Excelencia: un 18 de Enero, Gastón impulsó, con brazo fuerte, la barca de Caronte.  Ya había realizado su siembra, pero en cambio la vida le negaba la felicidad.   ¿Cuál el resultado de esa siembra en el cenáculo de sus discípulos?  ¿Cuál la respuesta de éstos?
Responder es difícil si se atiende al desmoronamiento material y espiritual de Macorís del Mar en la Basilea del Azúcar.  ¿Se esfumaría, en el viento, la fuerza de su canto?
El Dr. Moscoso Puello, en peregrinación al cementerio, en aniversario que organizara el Centro Hermanos Deligne, hizo una amarga evaluación, entonces, de esta comunidad.  Y al final del discurso preguntaba Moscoso, “deligniano” de talla: “¿Cuándo llegará la hora en que nos toque venir a rescatar estos muertos ilustres para que descansen en la verdadera patria?”....

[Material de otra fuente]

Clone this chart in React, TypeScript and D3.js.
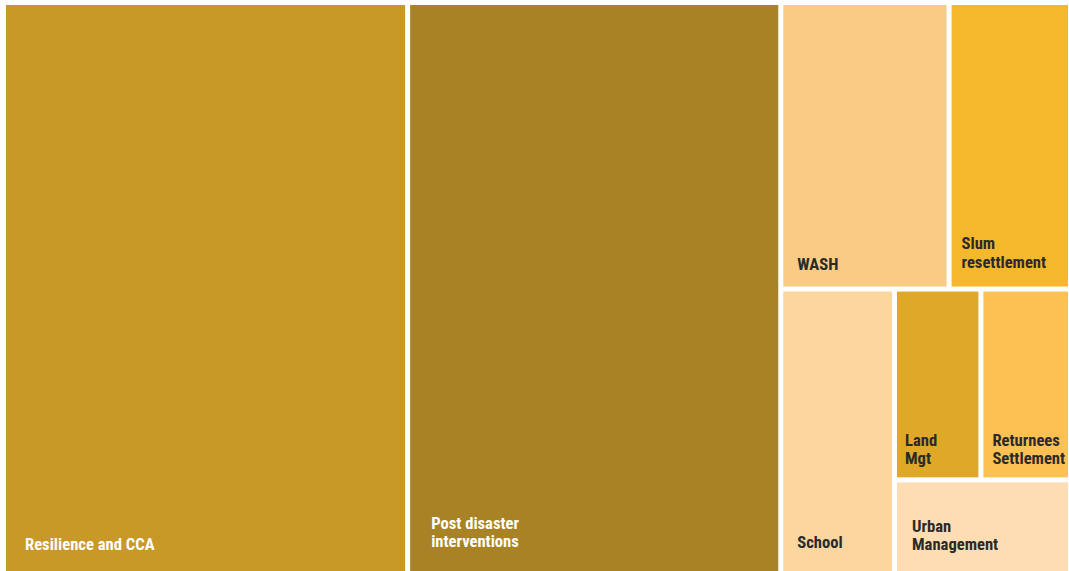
import React from "react";
import * as d3 from "d3";

// ---- Data ----
const categories = [
  "Resilience and CCA",
  "Post disaster interventions",
  "WASH",
  "Slum resettlement",
  "School",
  "Land Mgt",
  "Returnees Settlement",
  "Urban Management",
];
const values = [37.8, 34.9, 7.9, 5.7, 5.3, 2.7, 2.8, 2.7];
// label lines as in the picture
const labelLines = [
  ["Resilience and CCA"],
  ["Post disaster", "interventions"],
  ["WASH"],
  ["Slum", "resettlement"],
  ["School"],
  ["Land", "Mgt"],
  ["Returnees", "Settlement"],
  ["Urban", "Management"],
];
// grouping path describing how blocks nest in the layout
const groupPaths = [
  [],
  [],
  ["rest", "top"],
  ["rest", "top"],
  ["rest", "bottom"],
  ["rest", "bottom", "right", "row"],
  ["rest", "bottom", "right", "row"],
  ["rest", "bottom", "right"],
];

// ---- Styling ----
const fills = [
  "#C89926",
  "#A88224",
  "#FACB85",
  "#F5B72B",
  "#FCD69E",
  "#DFA829",
  "#FDC053",
  "#FEDDB4",
];
const textColors = ["#FFFFFF", "#FFFFFF", "#2A2A2A", "#2A2A2A", "#2A2A2A", "#2A2A2A", "#2A2A2A", "#2A2A2A"];
const insetLeft = [19, 21, 14, 10, 14, 8, 9, 15];
const insetBottom = [21, 24, 17, 19, 23, 13, 13, 21];

const W = 1069;
const H = 571;
const X0 = 6;
const Y0 = 5;
const X1 = 1068;
const Y1 = 571;

type Node = { name: string; index?: number; children?: Node[]; value?: number };

function buildTree(): Node {
  const root: Node = { name: "root", children: [] };
  categories.forEach((c, i) => {
    let cur = root;
    for (const g of groupPaths[i]) {
      let next = cur.children!.find((ch) => ch.name === g && ch.children);
      if (!next) {
        next = { name: g, children: [] };
        cur.children!.push(next);
      }
      cur = next;
    }
    cur.children!.push({ name: c, index: i, value: values[i] });
  });
  return root;
}

export default function App() {
  const tree = buildTree();
  const root = d3
    .hierarchy<Node>(tree)
    .sum((d) => (d.children ? 0 : d.value || 0));

  const tile = (node: any, x0: number, y0: number, x1: number, y1: number) => {
    if (node.depth % 2 === 0) d3.treemapDice(node, x0, y0, x1, y1);
    else d3.treemapSlice(node, x0, y0, x1, y1);
  };

  d3
    .treemap<Node>()
    .size([X1 - X0, Y1 - Y0])
    .paddingInner(5)
    .tile(tile)(root);

  const leaves = root.leaves() as d3.HierarchyRectangularNode<Node>[];

  return (
    <div style={{ position: "absolute", left: 0, top: 0 }}>
      <svg width={W} height={H} style={{ display: "block", background: "#FFFFFF" }}>
        <g transform={`translate(${X0},${Y0})`}>
          {leaves.map((lf) => {
            const i = lf.data.index!;
            const lines = labelLines[i];
            const lh = 18.3;
            const baseY = lf.y1 - insetBottom[i];
            return (
              <g key={categories[i]}>
                <rect
                  x={lf.x0}
                  y={lf.y0}
                  width={lf.x1 - lf.x0}
                  height={lf.y1 - lf.y0}
                  fill={fills[i]}
                />
                <text
                  fill={textColors[i]}
                  fontFamily="'Roboto Condensed', 'Liberation Sans Narrow', 'DejaVu Sans Condensed', sans-serif"
                  fontWeight={700}
                  fontSize={16.6}
                >
                  {lines.map((ln, k) => (
                    <tspan key={k} x={lf.x0 + insetLeft[i]} y={baseY - (lines.length - 1 - k) * lh}>
                      {ln}
                    </tspan>
                  ))}
                </text>
              </g>
            );
          })}
        </g>
      </svg>
    </div>
  );
}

Pero hoy venís a sembrar esperanzas, al levantar esta estatua. A Macorís le consta cuanto habéis realizado ya, pero interpreta que vuestra justicia a Deligne implica una reafirmación por vuestro interés de gobernante en los dramáticos problemas de esta región, destruida desde el punto y hora en que el tratamiento colonialista de las empresas eliminó al “colono, caído en las sirtes descritas por Moscoso en “Cañas y Bueyes” y que sigue desangrándose por los efectos de un sistema impositivo que extrae de Macorís los más altos tributos, que nunca revierten, con la proporcionalidad necesaria, en esta comunidad estragada!